Technical & technique
Arguably the most important thing to consider as photos are all about recording light. We only see images because light reflects off your subjects and you will hear people talking about the quality of light, harsh light, soft light and so on.
- The midday sun is very strong, producing intense shadows, and is a harsh light. Photography can be difficult in these conditions.
- Overcast days produce a more diffuse, softer, light that can give better photos but on the other hand images can be a little flat and dull.
- Around sunrise and sunset are the so-called golden hours where the sunlight takes on a more mellow and warm hue and this can give some spectacular pictures for scenery and showing antennas.
- Try to keep the light behind you or to one side of your subject as this makes it easier. You can take photos against the light but you may need a better camera than a smartphone and you will certainly need some practice.
Various lighting conditions emphasise different colours within the light, and your camera has a setting called white balance that needs to be properly adjusted so that the areas that are supposed to be white are in fact shown as white. You can keep it on auto or make manual adjustments on many cameras, but note that mixed light sources can give difficulty and snow will often appear blue! Some editing software can correct this.
Contrast & exposure
Smartphone and small compact cameras have a limited range of brightness levels that their sensors can resolve. DSLR’s are better but the issue still applies.
If your picture has very bright and very dark parts then you may have trouble getting what is called an even exposure. Your camera may have manual exposure compensation, which allows you to make adjustments to what the automatic system has done, but even that has its limits.
Generally, with a digital camera it is best to ensure that your exposure is correct for the bright areas in your image, which will make the darker areas go very dark, but they are more recoverable in software later. If the lighter image parts get rendered as full white they are called burned out and are irrecoverable as the data has been lost.
This will vary with the subject. Most smartphones allow you to focus on specific subjects by touching the screen, if yours does then try to use the facility. For people focus on the eyes, for landscapes and the like focus about one third in between yourself and the horizon. Otherwise, autofocus normally does quite a good job.
All camera lenses have what is called a focal plane, which is the zone of distance from the lens in which subjects will be in focus. You may need to move your vantage point to properly focus on what you wish to photograph. This particularly applies if you’re trying to take close-up pictures.
This causes your photographs to be out of focus and usually has one of two causes. Rushing an image, jabbing at the shutter button, will almost certainly give you a muzzy picture as you move the camera while the image is being recorded. Take your time, be gentle, and you will get sharp pictures in normal lighting. Slowing down also enables you to get better compositions.

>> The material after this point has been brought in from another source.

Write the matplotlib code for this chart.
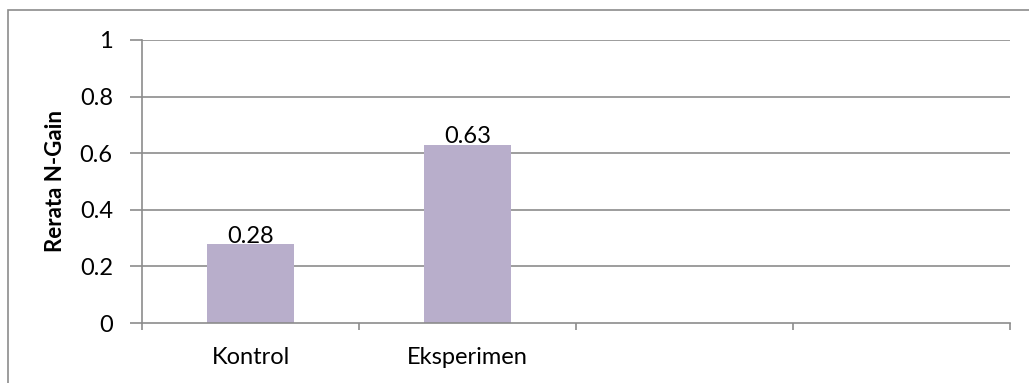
import matplotlib.pyplot as plt
from matplotlib.patches import Rectangle

# Average N-Gain per group (two empty category slots follow)
groups = ['Kontrol', 'Eksperimen', '', '']
ngain = [0.28, 0.63, None, None]
yticks = [0, 0.2, 0.4, 0.6, 0.8, 1]

plt.rcParams['font.family'] = ['Lato', 'DejaVu Sans']

fig = plt.figure(figsize=(10.29, 3.83), dpi=100)
ax = fig.add_axes([142 / 1029, 1 - 323 / 383, (1010 - 142) / 1029, (323 - 40) / 383])

# outer chart frame (only top and left edges fall inside the image)
fig.patches.append(Rectangle((8 / 1029, -0.1), 1.2, 1 - 10 / 383 + 0.1,
                             transform=fig.transFigure, fill=False,
                             edgecolor='#8c8c8c', linewidth=1.2))

grid_c = '#8c8c8c'
for t in yticks[1:]:
    ax.axhline(t, color=grid_c, linewidth=1.2, zorder=1)

xs = [i + 0.5 for i in range(len(groups))]
for x, v in zip(xs, ngain):
    if v is None:
        continue
    ax.bar(x, v, width=0.4, color='#b8aecb', zorder=2)
    ax.annotate(f'{v:.2f}', (x, v), xytext=(0, -2), textcoords='offset points',
                ha='center', va='bottom', fontsize=17)

ax.set_xlim(0, len(groups))
ax.set_ylim(0, 1)
ax.set_yticks(yticks)
ax.set_yticklabels(['0', '0.2', '0.4', '0.6', '0.8', '1'], fontsize=17)

# category ticks sit on the slot boundaries, labels at slot centres
ax.set_xticks(range(len(groups) + 1))
ax.set_xticklabels([])
ax.set_xticks(xs, minor=True)
ax.set_xticklabels(groups, minor=True, fontsize=17)
ax.tick_params(axis='x', which='minor', length=0, pad=17)
ax.tick_params(axis='x', which='major', length=5, color=grid_c, width=1.2)
ax.tick_params(axis='y', length=9, color=grid_c, width=1.2, pad=12)

for s in ['top', 'right']:
    ax.spines[s].set_visible(False)
ax.spines['left'].set_color(grid_c)
ax.spines['bottom'].set_color(grid_c)
ax.spines['left'].set_linewidth(1.2)
ax.spines['bottom'].set_linewidth(1.2)

ax.set_ylabel('Rerata N-Gain', fontsize=16, fontweight='bold', labelpad=10)

fig.savefig('out.png', dpi=100)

Low light levels bring more problems, both with camera shake and also the introduction of digital noise. Brace your camera against something solid, being very careful not to move it while you take the picture as the low light levels magnify its effects, and you should be okay with camera shake unless the lighting is very low.
Digital noise (coloured speckles in the image) is related to the sensor and very broadly the more you pay for the camera the less there is of it! In more advanced cameras there are settings to reduce its effects but generally it appears under low light conditions.
Most smartphones have what is called a wide-angle lens so they can capture scenery and the like to best effect. However, for portraits they have a big disadvantage: noses and foreheads get quite enlarged and pronounced. You won’t be able to change the lens so if this happens move back until the distortion disappears and then take your photograph.
You can then, within limits, make your subject larger in software by means of a process known as cropping, where you simply cut away the bits of the picture you don’t want.
You may need to process your pictures to achieve the results you’re looking for. There are numerous photo editing programs on the market, some free others rather expensive. You can change contrast, brightness, crop, add visual effects and so on but in all cases bear in mind that usually less is more.
I’ve put together a basic guide for using the Microsoft Windows 10 version 1803 Photos App
Legal and publication matters
There are some legal issues to consider when taking and subsequently using pictures. The Royal Photographic Society has a blog page at http://www.rps.org/regions-and-chapters/regions/headquarters/blogs/2017/july/what-can-you-photograph that gives general guidance but a web search will yield detailed commentaries.
Photography is a big subject and people spend their lives learning how to get the best out of it with equipment sometimes costing many tens of thousands of pounds.
Nevertheless, the simple techniques outlined above should help you get better pictures of your amateur radio activities.
Above all don’t worry about perfection, have fun with your camera, however simple!